Male 2: “Imprisonment so often entails human rights violations. I think that we should look at incarceration rates.”
Female 1: “I have it here from the International Centre for Prison Studies, a British group. First, would you believe, is the US. The next few, you’d never guess – Seychelles, St. Kitts & Nevis, the US Virgin Islands. Sadly, Cuba comes next.”
Male 1: “Right, we have to start somewhere.”
Male 2: “Actually, I think capital punishment is the ultimate human rights violation. Amnesty International keeps track of that. The top offenders make an even stranger collection – China, Iran, Saudi Arabia, Iraq and us, I mean the US”
Male 1: “Right, we have to start somewhere.”
Female 1: “It seems to me that there’s a natural choice when you read the newspapers.”
Female 2: “Syria, gassing its own people?”
Several voices at once: “No, Israel!”
Male 1: “Right, we have to start somewhere.”
[Chatter ensued.]
Tuesday, December 17, 2013
I thought I would try Division 31 Restaurant, to see if they finally are serving lunch on a plate, not in a hot pot. No luck. Worse luck possibly is the fate of Gold River Malaysian Cuisine, just a few doors down from Division 31. Last week, I had a first-rate meal there and, finding Division 31 inhospitable, I thought to extend my examination of the menu at Gold River. However, it was closed; the aluminum gate firmly pulled down over the storefront. Nothing indicated its fate, and I hope this was only a momentary disruption in its new life. For lunch, I joined hundreds of rollicking Chinese folk at 88 Palace, 88 East Broadway (May 21, 2010), for dim sum Hong Kong style. $10 got me shrimp dumplings (4), shu mai (4), pork and vegetable dumplings (3), a plate of sticky rice and 3 crescent-shaped, fried dumplings containing something pleasantly obscure, and good, hot tea.
Wednesday, December 18, 2013
The Boyz Club met for lunch today at Dim Sum Go Go, 5 East Broadway. We ordered one dim sum platter for each person (11 different pieces for $12), and extra plates of duck dumplings, steamed roast pork dumplings, spinach dumplings, and fried shrimp balls, about $4 each. One interesting thing about Dim Sum Go Go, in contrast to its popularity and high Michelin rating, is its remoteness from the myriad of subway lines in downtown Manhattan. Maybe that’s a good thing to keep the crowds manageable. Check your map before heading out. Let me remind you though, don’t order the scallion pancake.

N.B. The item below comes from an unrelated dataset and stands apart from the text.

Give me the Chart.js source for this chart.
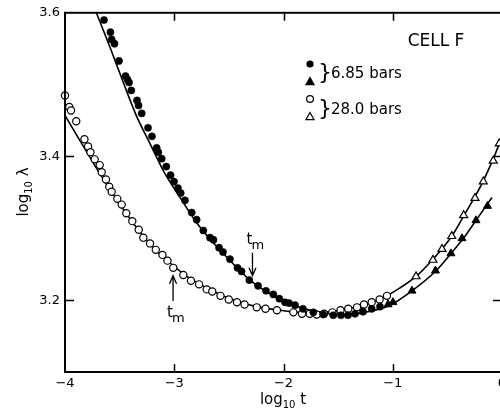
<!DOCTYPE html>
<html><head><meta charset="utf-8">
<script src="https://cdn.jsdelivr.net/npm/chart.js@4.4.1/dist/chart.umd.min.js"></script>
<style>html,body{margin:0;padding:0;overflow:hidden;background:#fff}#wrap{width:520px;height:413px;position:relative}</style>
</head><body><div id="wrap"><canvas id="c" width="520" height="413"></canvas></div>
<script>
// Tick values
const xTicks = [-4, -3, -2, -1, 0];
const yTicks = [3.2, 3.4, 3.6];

// 6.85 bars: filled circles
const fc685T = [-3.643,-3.584,-3.573,-3.547,-3.506,-3.446,-3.428,-3.414,-3.393,-3.341,-3.327,-3.298,-3.240,-3.204,-3.161,-3.146,-3.115,-3.073,-3.034,-3.002,-2.966,-2.941,-2.902,-2.840,-2.795,-2.734,-2.673,-2.641,-2.590,-2.554,-2.490,-2.421,-2.384,-2.313,-2.233,-2.160,-2.093,-2.038,-1.986,-1.950,-1.895,-1.822,-1.727,-1.636,-1.544,-1.474,-1.410,-1.346,-1.272,-1.193,-1.117];
const fc685L = [3.590,3.573,3.563,3.557,3.533,3.512,3.507,3.503,3.492,3.478,3.471,3.460,3.440,3.428,3.412,3.406,3.397,3.386,3.374,3.365,3.356,3.349,3.339,3.322,3.312,3.297,3.287,3.284,3.273,3.267,3.257,3.245,3.240,3.228,3.220,3.213,3.208,3.202,3.197,3.196,3.193,3.188,3.183,3.180,3.179,3.179,3.179,3.181,3.184,3.188,3.191];
// 6.85 bars: filled triangles
const ft685T = [-1.043,-0.998,-0.824,-0.609,-0.467,-0.366,-0.238,-0.133];
const ft685L = [3.194,3.197,3.213,3.241,3.265,3.286,3.311,3.331];
// 6.85 bars: fitted curve
const fit685T = [-3.710,-3.588,-3.466,-3.350,-3.222,-3.085,-2.947,-2.810,-2.673,-2.520,-2.307,-2.124,-1.941,-1.757,-1.574,-1.437,-1.254,-1.025,-0.824,-0.604,-0.467,-0.339,-0.238,-0.092];
const fit685L = [3.599,3.552,3.503,3.458,3.418,3.376,3.343,3.311,3.285,3.260,3.228,3.209,3.195,3.186,3.181,3.180,3.183,3.193,3.213,3.241,3.265,3.289,3.311,3.343];

// 28.0 bars: open circles
const oc280T = [-4.000,-3.961,-3.945,-3.897,-3.822,-3.789,-3.767,-3.728,-3.682,-3.664,-3.625,-3.595,-3.573,-3.521,-3.481,-3.439,-3.384,-3.325,-3.283,-3.222,-3.169,-3.108,-3.062,-3.009,-2.917,-2.847,-2.773,-2.703,-2.652,-2.577,-2.501,-2.426,-2.357,-2.245,-2.165,-2.060,-1.910,-1.831,-1.760,-1.696,-1.629,-1.553,-1.478,-1.407,-1.327,-1.263,-1.193,-1.120,-1.053];
const oc280L = [3.485,3.469,3.464,3.449,3.424,3.414,3.406,3.396,3.388,3.378,3.368,3.358,3.351,3.341,3.333,3.321,3.310,3.298,3.287,3.279,3.270,3.263,3.255,3.245,3.235,3.227,3.222,3.215,3.212,3.206,3.201,3.197,3.194,3.190,3.188,3.186,3.183,3.181,3.181,3.180,3.181,3.183,3.186,3.188,3.190,3.194,3.197,3.201,3.206];
// 28.0 bars: open triangles
const ot280T = [-0.787,-0.632,-0.549,-0.460,-0.351,-0.247,-0.171,-0.080,-0.025];
const ot280L = [3.233,3.256,3.271,3.289,3.318,3.342,3.365,3.394,3.418];
// 28.0 bars: fitted curve
const fit280T = [-4.000,-3.863,-3.725,-3.588,-3.451,-3.314,-3.176,-3.039,-2.902,-2.764,-2.581,-2.398,-2.215,-2.032,-1.849,-1.666,-1.483,-1.300,-1.117,-0.934,-0.787,-0.632,-0.460,-0.348,-0.174,-0.018,0.000];
const fit280L = [3.457,3.422,3.387,3.354,3.323,3.295,3.271,3.252,3.235,3.222,3.208,3.197,3.190,3.186,3.183,3.183,3.186,3.192,3.201,3.217,3.233,3.257,3.289,3.318,3.365,3.420,3.428];

// t_m markers (log t position, arrow from -> to in log lambda)
const tmT = [-2.284, -3.011];
const tmFrom = [3.266, 3.199];
const tmTo = [3.234, 3.234];

const pts = (T, L) => T.map((t, i) => ({x: t, y: L[i]}));
const FONT = '"DejaVu Sans", sans-serif';

function tri(ctx, x, y, r, fill) {
  ctx.beginPath();
  ctx.moveTo(x, y - r);
  ctx.lineTo(x + r * 0.9, y + r * 0.6);
  ctx.lineTo(x - r * 0.9, y + r * 0.6);
  ctx.closePath();
  ctx.fillStyle = fill ? '#000' : '#fff';
  ctx.fill();
  ctx.lineWidth = 1.2; ctx.strokeStyle = '#000'; ctx.stroke();
}

const decor = {
  id: 'decor',
  afterDraw(chart) {
    const ctx = chart.ctx, a = chart.chartArea;
    const xs = chart.scales.x, ys = chart.scales.y;
    ctx.save();
    ctx.strokeStyle = '#000'; ctx.fillStyle = '#000';
    // frame
    ctx.lineWidth = 2;
    ctx.strokeRect(a.left, a.top, a.right - a.left, a.bottom - a.top);
    // inward ticks
    ctx.lineWidth = 1.5;
    ctx.beginPath();
    xTicks.slice(1, -1).forEach(v => {
      const px = Math.round(xs.getPixelForValue(v)) + 0.5;
      ctx.moveTo(px, a.bottom); ctx.lineTo(px, a.bottom - 8);
      ctx.moveTo(px, a.top); ctx.lineTo(px, a.top + 8);
    });
    yTicks.slice(0, -1).forEach(v => {
      const py = Math.round(ys.getPixelForValue(v)) + 0.5;
      ctx.moveTo(a.left, py); ctx.lineTo(a.left + 9, py);
      ctx.moveTo(a.right, py); ctx.lineTo(a.right - 9, py);
    });
    ctx.stroke();

    // axis titles with subscript
    function sub(parts, cx, cy) {
      let w = 0;
      parts.forEach(p => { ctx.font = p[1] + 'px ' + FONT; w += ctx.measureText(p[0]).width; });
      let x = cx - w / 2;
      ctx.textAlign = 'left'; ctx.textBaseline = 'alphabetic';
      parts.forEach(p => { ctx.font = p[1] + 'px ' + FONT; ctx.fillText(p[0], x, cy + p[2]); x += ctx.measureText(p[0]).width; });
    }
    sub([['log', 15, 0], ['10', 10, 4], [' t', 15, 0]], 283, 404);
    ctx.save();
    ctx.translate(28, 192); ctx.rotate(-Math.PI / 2);
    sub([['log', 15, 0], ['10', 10, 4], [' λ', 15, 0]], 0, 0);
    ctx.restore();

    // legend
    ctx.font = '17px ' + FONT; ctx.textAlign = 'center'; ctx.textBaseline = 'middle';
    ctx.fillText('CELL F', 436, 42);
    ctx.beginPath(); ctx.arc(310, 64, 3.6, 0, 2 * Math.PI); ctx.fill();
    tri(ctx, 310, 82, 4.5, true);
    ctx.beginPath(); ctx.arc(310, 99, 3.4, 0, 2 * Math.PI); ctx.fillStyle = '#fff'; ctx.fill(); ctx.lineWidth = 1.2; ctx.stroke();
    tri(ctx, 310, 117, 4.5, false);
    ctx.fillStyle = '#000';
    ctx.font = '22px ' + FONT; ctx.textAlign = 'left';
    ctx.fillText('}', 318, 73);
    ctx.fillText('}', 318, 109);
    ctx.font = '15px ' + FONT;
    ctx.fillText('6.85 bars', 331, 74);
    ctx.fillText('28.0 bars', 331, 110);

    // t_m arrows
    ctx.lineWidth = 1.3;
    tmT.forEach((t, i) => {
      const px = xs.getPixelForValue(t);
      const y0 = ys.getPixelForValue(tmFrom[i]), y1 = ys.getPixelForValue(tmTo[i]);
      const d = y1 > y0 ? 1 : -1;
      ctx.beginPath();
      ctx.moveTo(px, y0); ctx.lineTo(px, y1);
      ctx.moveTo(px - 3.5, y1 - d * 8); ctx.lineTo(px, y1); ctx.lineTo(px + 3.5, y1 - d * 8);
      ctx.stroke();
      const ly = d > 0 ? y0 - 9 : y0 + 16;
      ctx.textAlign = 'left'; ctx.textBaseline = 'alphabetic';
      ctx.font = '15px ' + FONT; ctx.fillText('t', px - 6, ly);
      ctx.font = '13px ' + FONT; ctx.fillText('m', px - 1, ly + 5);
    });
    ctx.restore();
  }
};

new Chart(document.getElementById('c'), {
  type: 'scatter',
  data: {
    datasets: [
      {label: '6.85 bars', data: pts(fc685T, fc685L), pointStyle: 'circle', pointRadius: 3.6, backgroundColor: '#000', borderColor: '#000', borderWidth: 0.5, order: 1, clip: false},
      {label: '6.85 bars', data: pts(ft685T, ft685L), pointStyle: 'triangle', pointRadius: 4.6, backgroundColor: '#000', borderColor: '#000', borderWidth: 1, order: 1, clip: false},
      {label: '28.0 bars', data: pts(oc280T, oc280L), pointStyle: 'circle', pointRadius: 3.6, backgroundColor: '#fff', borderColor: '#000', borderWidth: 1.2, order: 2, clip: false},
      {label: '28.0 bars', data: pts(ot280T, ot280L), pointStyle: 'triangle', pointRadius: 4.6, backgroundColor: '#fff', borderColor: '#000', borderWidth: 1.2, order: 2, clip: false},
      {label: 'fit 6.85', data: pts(fit685T, fit685L), showLine: true, pointRadius: 0, borderColor: '#000', borderWidth: 1.6, cubicInterpolationMode: 'monotone', order: 10},
      {label: 'fit 28.0', data: pts(fit280T, fit280L), showLine: true, pointRadius: 0, borderColor: '#000', borderWidth: 1.6, cubicInterpolationMode: 'monotone', order: 10}
    ]
  },
  options: {
    responsive: false, animation: false,
    layout: {padding: {left: 0, right: 18, top: 10, bottom: 0}},
    plugins: {legend: {display: false}, tooltip: {enabled: false}},
    elements: {point: {hoverRadius: 0}},
    scales: {
      x: {
        type: 'linear', min: -4, max: 0,
        grid: {display: false, drawTicks: false}, border: {display: false},
        afterBuildTicks: s => { s.ticks = xTicks.map(v => ({value: v})); },
        afterFit: s => { s.height = 41; },
        ticks: {padding: 4, color: '#000', font: {family: FONT, size: 13}, callback: v => String(v).replace('-', '\u2212')}
      },
      y: {
        type: 'linear', min: 3.1, max: 3.6,
        grid: {display: false, drawTicks: false}, border: {display: false},
        afterBuildTicks: s => { s.ticks = yTicks.map(v => ({value: v})); },
        afterFit: s => { s.width = 65; },
        ticks: {padding: 5, color: '#000', font: {family: FONT, size: 13}, callback: v => v.toFixed(1)}
      }
    }
  },
  plugins: [decor]
});
</script>
</body></html>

Thursday, December 19, 2013
One more day with my mouth open, not saying a thing. It is supposed to be the last session of my Magnus Dentus Opus, although the need for some post-impartum adjustments may be inevitable. After all, I’ve paid a lot for this new grimace.
Friday, December 20, 2013
After my three hour session yesterday, I returned to work with new teeth, an unfamiliar bite and sore gums. I hope that the teeth remain, I grow accustomed to the bite and the pain wears off. For the rest of the day, I am sticking to simple, soft foods, fried rice at Wo Hop, 17 Mott Street, for lunch. Mind you, that’s not in the way of a compromise. Wo Hop’s fried rice (I often mix and match ingredients, today beef and shrimp) is probably the best fried rice in Chinatown, and served in large portions. The only thing wrong with that is that you can’t reasonably order fried rice as a complement to another dish when eating alone, unless you don’t mind leaving over a lot of food, which simply is not my style.
Those of you who live around here, or just about anywhere in the Northeast, know that precipitation in the form of snow or rain has been the prevailing weather pattern for the last couple of weeks, combined with cold temperatures. So, I’m stuck trying to explain what I have observed during this period. Many of the racks in New York’s bike sharing program have loads of empty slots, presumably meaning that the bikes are in use. For instance, this morning, admittedly a bit milder than recent days, around 9 AM, I counted seven bicycles in the rack on Reade Street, east of Broadway, which has 40 slots. Later, near 11 AM, the bike rack directly in front of the courthouse on Centre Street, just below Worth Street, had 24 bikes and 19 empty slots. Where have all the bicycles gone? Have they flown south for the winter? Are Century Village and Pembroke Pines in Florida as full of blue bikes as blue-haired ladies from New York?